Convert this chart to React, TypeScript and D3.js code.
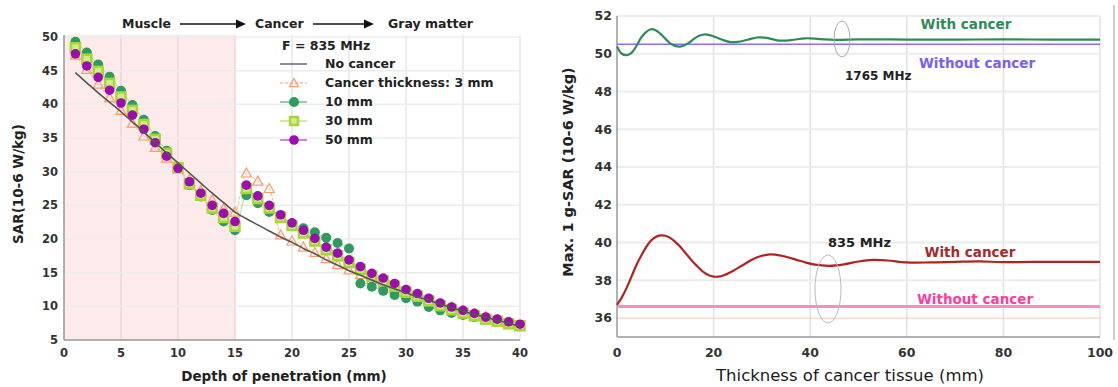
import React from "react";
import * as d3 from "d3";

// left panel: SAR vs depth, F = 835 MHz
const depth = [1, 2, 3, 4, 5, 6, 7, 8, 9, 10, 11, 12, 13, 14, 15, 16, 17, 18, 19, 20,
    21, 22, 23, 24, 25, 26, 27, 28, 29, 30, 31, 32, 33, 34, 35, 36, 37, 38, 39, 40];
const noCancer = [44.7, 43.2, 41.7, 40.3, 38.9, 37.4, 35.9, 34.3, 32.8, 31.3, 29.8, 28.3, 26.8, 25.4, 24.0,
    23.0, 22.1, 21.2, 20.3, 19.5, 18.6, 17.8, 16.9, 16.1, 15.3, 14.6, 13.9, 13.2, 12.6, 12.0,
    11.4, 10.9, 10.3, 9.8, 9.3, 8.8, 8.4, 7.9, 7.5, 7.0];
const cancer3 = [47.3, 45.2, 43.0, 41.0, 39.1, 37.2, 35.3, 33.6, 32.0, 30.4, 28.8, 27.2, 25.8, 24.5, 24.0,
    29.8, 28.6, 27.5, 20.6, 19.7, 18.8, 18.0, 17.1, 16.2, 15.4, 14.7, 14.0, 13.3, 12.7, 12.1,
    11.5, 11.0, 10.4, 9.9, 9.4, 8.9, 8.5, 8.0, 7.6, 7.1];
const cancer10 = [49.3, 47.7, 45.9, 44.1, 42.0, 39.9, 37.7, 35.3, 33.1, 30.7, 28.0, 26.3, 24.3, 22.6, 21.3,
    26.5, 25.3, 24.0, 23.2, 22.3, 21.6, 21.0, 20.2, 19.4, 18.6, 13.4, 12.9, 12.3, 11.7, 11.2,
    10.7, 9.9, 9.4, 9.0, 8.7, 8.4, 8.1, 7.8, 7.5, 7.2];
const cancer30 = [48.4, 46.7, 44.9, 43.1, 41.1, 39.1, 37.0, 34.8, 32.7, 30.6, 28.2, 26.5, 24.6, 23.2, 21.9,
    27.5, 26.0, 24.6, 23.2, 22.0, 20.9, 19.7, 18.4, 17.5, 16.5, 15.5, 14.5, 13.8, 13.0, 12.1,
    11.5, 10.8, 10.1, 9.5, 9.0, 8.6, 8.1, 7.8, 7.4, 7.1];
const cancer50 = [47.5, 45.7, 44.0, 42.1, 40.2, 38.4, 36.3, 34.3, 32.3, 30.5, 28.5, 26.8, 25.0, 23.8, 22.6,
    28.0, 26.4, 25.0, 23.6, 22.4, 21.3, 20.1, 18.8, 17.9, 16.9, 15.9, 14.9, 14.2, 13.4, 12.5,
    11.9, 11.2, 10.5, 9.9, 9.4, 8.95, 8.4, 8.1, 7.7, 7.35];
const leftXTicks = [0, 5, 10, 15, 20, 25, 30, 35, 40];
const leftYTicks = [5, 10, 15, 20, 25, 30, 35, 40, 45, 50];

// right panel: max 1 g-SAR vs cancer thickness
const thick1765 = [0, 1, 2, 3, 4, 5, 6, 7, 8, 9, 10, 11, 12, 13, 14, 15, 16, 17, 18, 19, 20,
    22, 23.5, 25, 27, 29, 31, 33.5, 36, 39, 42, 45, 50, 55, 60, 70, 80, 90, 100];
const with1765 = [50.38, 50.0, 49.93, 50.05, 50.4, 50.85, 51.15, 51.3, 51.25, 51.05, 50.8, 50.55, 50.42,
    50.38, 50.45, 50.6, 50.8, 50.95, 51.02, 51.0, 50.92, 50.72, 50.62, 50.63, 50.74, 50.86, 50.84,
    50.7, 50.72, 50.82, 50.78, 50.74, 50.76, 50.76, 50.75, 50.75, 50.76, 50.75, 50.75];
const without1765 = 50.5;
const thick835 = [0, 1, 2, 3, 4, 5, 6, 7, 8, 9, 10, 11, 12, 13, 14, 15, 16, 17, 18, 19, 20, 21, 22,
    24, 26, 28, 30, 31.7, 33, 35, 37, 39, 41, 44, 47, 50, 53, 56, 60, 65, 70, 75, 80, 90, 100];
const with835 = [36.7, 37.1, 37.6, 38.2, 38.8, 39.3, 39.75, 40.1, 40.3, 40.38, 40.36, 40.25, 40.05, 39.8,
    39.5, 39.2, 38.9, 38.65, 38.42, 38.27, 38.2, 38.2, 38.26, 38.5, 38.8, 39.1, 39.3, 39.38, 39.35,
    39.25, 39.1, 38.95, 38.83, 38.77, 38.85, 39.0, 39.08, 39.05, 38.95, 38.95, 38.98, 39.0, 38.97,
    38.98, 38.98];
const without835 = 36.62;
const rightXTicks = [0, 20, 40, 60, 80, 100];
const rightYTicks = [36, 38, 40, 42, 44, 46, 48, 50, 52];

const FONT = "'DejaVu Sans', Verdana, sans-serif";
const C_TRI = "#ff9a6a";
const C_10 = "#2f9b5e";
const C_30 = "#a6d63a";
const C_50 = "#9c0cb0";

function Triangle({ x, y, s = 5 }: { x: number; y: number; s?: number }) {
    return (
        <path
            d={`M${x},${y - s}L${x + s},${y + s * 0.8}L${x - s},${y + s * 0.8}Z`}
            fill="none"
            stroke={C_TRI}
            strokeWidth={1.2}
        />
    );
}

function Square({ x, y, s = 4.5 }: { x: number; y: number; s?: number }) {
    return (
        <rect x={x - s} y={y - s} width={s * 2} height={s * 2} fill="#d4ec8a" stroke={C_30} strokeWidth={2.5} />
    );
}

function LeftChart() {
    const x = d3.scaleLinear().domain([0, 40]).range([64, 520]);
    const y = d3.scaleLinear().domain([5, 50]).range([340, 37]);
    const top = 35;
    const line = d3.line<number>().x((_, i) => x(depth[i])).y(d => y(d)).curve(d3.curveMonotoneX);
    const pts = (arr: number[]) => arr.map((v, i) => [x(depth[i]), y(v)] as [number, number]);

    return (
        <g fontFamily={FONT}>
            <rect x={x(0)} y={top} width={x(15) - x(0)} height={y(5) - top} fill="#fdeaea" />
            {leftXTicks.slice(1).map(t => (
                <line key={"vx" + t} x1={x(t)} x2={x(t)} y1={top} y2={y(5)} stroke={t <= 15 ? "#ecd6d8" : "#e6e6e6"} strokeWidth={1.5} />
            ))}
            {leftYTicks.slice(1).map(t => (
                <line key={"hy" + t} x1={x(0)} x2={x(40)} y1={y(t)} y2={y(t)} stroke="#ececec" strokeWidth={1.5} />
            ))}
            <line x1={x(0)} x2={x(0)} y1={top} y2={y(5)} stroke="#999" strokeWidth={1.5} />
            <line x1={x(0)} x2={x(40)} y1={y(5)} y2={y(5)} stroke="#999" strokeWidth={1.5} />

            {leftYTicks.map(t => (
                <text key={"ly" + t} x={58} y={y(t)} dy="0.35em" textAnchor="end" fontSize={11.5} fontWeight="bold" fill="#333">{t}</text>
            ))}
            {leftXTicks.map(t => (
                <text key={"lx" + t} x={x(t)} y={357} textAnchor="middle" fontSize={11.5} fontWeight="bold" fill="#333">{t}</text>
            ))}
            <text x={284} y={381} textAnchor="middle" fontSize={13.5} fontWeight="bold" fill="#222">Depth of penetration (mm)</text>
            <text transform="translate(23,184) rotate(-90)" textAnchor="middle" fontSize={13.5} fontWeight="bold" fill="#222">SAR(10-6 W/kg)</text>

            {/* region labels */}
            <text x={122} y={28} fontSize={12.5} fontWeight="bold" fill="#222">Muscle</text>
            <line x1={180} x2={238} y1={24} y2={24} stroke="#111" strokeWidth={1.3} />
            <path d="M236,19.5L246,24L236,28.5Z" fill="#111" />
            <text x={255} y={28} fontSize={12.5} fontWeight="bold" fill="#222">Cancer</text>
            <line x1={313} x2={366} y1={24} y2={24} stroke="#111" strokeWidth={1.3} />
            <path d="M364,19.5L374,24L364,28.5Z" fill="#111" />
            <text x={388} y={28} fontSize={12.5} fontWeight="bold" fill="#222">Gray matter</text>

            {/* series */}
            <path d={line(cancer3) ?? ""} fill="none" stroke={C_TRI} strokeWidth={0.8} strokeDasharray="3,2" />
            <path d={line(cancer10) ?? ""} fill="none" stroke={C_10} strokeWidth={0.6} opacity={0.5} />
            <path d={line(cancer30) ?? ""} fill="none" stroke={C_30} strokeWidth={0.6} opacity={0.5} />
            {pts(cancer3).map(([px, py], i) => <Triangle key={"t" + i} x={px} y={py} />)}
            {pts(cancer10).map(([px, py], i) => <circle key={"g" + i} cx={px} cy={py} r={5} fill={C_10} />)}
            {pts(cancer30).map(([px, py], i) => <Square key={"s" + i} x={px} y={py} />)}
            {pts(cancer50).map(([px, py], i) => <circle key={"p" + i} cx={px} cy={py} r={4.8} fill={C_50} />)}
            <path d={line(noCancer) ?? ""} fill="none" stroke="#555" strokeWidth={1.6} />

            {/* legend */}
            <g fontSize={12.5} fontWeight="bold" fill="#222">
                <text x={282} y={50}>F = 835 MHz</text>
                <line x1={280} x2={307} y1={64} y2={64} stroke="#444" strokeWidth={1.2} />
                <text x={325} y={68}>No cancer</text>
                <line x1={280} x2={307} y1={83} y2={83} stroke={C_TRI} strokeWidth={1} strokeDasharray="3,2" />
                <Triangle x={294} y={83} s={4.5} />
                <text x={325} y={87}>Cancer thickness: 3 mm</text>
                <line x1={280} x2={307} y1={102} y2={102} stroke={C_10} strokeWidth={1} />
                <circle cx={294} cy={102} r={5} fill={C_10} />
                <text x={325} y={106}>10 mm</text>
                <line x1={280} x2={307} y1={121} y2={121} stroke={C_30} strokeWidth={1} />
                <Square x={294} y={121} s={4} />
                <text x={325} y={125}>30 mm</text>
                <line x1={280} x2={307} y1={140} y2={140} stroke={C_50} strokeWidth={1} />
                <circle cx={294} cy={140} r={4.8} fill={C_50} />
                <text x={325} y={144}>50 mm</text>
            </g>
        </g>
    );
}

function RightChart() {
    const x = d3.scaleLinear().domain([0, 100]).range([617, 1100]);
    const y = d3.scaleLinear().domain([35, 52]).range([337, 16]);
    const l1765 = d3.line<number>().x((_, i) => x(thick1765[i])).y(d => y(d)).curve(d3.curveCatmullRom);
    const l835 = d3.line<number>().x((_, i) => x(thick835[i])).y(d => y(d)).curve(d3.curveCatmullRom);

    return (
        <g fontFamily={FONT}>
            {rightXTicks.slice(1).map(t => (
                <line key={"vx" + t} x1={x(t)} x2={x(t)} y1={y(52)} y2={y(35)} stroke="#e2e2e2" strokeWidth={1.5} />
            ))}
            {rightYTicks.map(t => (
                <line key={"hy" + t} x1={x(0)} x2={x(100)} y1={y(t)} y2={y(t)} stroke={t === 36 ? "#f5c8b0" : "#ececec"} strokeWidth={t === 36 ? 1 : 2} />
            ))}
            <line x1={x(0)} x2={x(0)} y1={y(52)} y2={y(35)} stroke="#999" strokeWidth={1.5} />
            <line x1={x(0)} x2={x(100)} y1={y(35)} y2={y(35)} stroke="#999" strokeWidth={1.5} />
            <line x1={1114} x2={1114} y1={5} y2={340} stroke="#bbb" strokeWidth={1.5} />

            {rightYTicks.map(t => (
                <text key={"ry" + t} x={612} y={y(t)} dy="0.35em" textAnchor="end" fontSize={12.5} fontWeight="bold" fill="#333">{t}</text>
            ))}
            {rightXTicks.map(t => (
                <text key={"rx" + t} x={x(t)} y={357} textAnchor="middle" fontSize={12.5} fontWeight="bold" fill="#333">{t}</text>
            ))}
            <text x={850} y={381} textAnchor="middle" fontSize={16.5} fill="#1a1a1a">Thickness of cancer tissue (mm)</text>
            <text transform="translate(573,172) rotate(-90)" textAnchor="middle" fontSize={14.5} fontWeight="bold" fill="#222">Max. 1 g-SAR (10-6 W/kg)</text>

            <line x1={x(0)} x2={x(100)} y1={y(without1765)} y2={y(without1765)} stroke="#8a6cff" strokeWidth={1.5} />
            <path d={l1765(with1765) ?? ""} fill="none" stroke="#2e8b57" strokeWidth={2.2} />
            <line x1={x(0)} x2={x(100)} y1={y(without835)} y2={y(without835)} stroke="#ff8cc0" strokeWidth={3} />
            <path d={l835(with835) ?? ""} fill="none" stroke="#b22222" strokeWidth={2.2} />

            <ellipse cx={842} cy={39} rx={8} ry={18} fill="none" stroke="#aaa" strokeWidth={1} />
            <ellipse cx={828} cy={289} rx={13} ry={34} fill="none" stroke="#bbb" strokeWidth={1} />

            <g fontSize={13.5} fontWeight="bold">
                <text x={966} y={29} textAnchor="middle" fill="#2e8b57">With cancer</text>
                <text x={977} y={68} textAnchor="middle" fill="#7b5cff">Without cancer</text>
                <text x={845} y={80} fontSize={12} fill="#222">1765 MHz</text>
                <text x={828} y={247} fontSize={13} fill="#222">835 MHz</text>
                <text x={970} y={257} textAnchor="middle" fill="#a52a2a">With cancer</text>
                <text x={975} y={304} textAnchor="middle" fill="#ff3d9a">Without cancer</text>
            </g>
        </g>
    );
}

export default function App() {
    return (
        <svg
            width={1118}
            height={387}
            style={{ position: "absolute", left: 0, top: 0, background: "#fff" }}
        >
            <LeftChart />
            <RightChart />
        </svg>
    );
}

============================================================

Directions:
Restate each line from the start of the listing through the line bearing "40, 45, 50];" word for word. Drop the pictures.

Response for this exercise:
Convert this chart to React, TypeScript and D3.js code.
import React from "react";
import * as d3 from "d3";

// left panel: SAR vs depth, F = 835 MHz
const depth = [1, 2, 3, 4, 5, 6, 7, 8, 9, 10, 11, 12, 13, 14, 15, 16, 17, 18, 19, 20,
    21, 22, 23, 24, 25, 26, 27, 28, 29, 30, 31, 32, 33, 34, 35, 36, 37, 38, 39, 40];
const noCancer = [44.7, 43.2, 41.7, 40.3, 38.9, 37.4, 35.9, 34.3, 32.8, 31.3, 29.8, 28.3, 26.8, 25.4, 24.0,
    23.0, 22.1, 21.2, 20.3, 19.5, 18.6, 17.8, 16.9, 16.1, 15.3, 14.6, 13.9, 13.2, 12.6, 12.0,
    11.4, 10.9, 10.3, 9.8, 9.3, 8.8, 8.4, 7.9, 7.5, 7.0];
const cancer3 = [47.3, 45.2, 43.0, 41.0, 39.1, 37.2, 35.3, 33.6, 32.0, 30.4, 28.8, 27.2, 25.8, 24.5, 24.0,
    29.8, 28.6, 27.5, 20.6, 19.7, 18.8, 18.0, 17.1, 16.2, 15.4, 14.7, 14.0, 13.3, 12.7, 12.1,
    11.5, 11.0, 10.4, 9.9, 9.4, 8.9, 8.5, 8.0, 7.6, 7.1];
const cancer10 = [49.3, 47.7, 45.9, 44.1, 42.0, 39.9, 37.7, 35.3, 33.1, 30.7, 28.0, 26.3, 24.3, 22.6, 21.3,
    26.5, 25.3, 24.0, 23.2, 22.3, 21.6, 21.0, 20.2, 19.4, 18.6, 13.4, 12.9, 12.3, 11.7, 11.2,
    10.7, 9.9, 9.4, 9.0, 8.7, 8.4, 8.1, 7.8, 7.5, 7.2];
const cancer30 = [48.4, 46.7, 44.9, 43.1, 41.1, 39.1, 37.0, 34.8, 32.7, 30.6, 28.2, 26.5, 24.6, 23.2, 21.9,
    27.5, 26.0, 24.6, 23.2, 22.0, 20.9, 19.7, 18.4, 17.5, 16.5, 15.5, 14.5, 13.8, 13.0, 12.1,
    11.5, 10.8, 10.1, 9.5, 9.0, 8.6, 8.1, 7.8, 7.4, 7.1];
const cancer50 = [47.5, 45.7, 44.0, 42.1, 40.2, 38.4, 36.3, 34.3, 32.3, 30.5, 28.5, 26.8, 25.0, 23.8, 22.6,
    28.0, 26.4, 25.0, 23.6, 22.4, 21.3, 20.1, 18.8, 17.9, 16.9, 15.9, 14.9, 14.2, 13.4, 12.5,
    11.9, 11.2, 10.5, 9.9, 9.4, 8.95, 8.4, 8.1, 7.7, 7.35];
const leftXTicks = [0, 5, 10, 15, 20, 25, 30, 35, 40];
const leftYTicks = [5, 10, 15, 20, 25, 30, 35, 40, 45, 50];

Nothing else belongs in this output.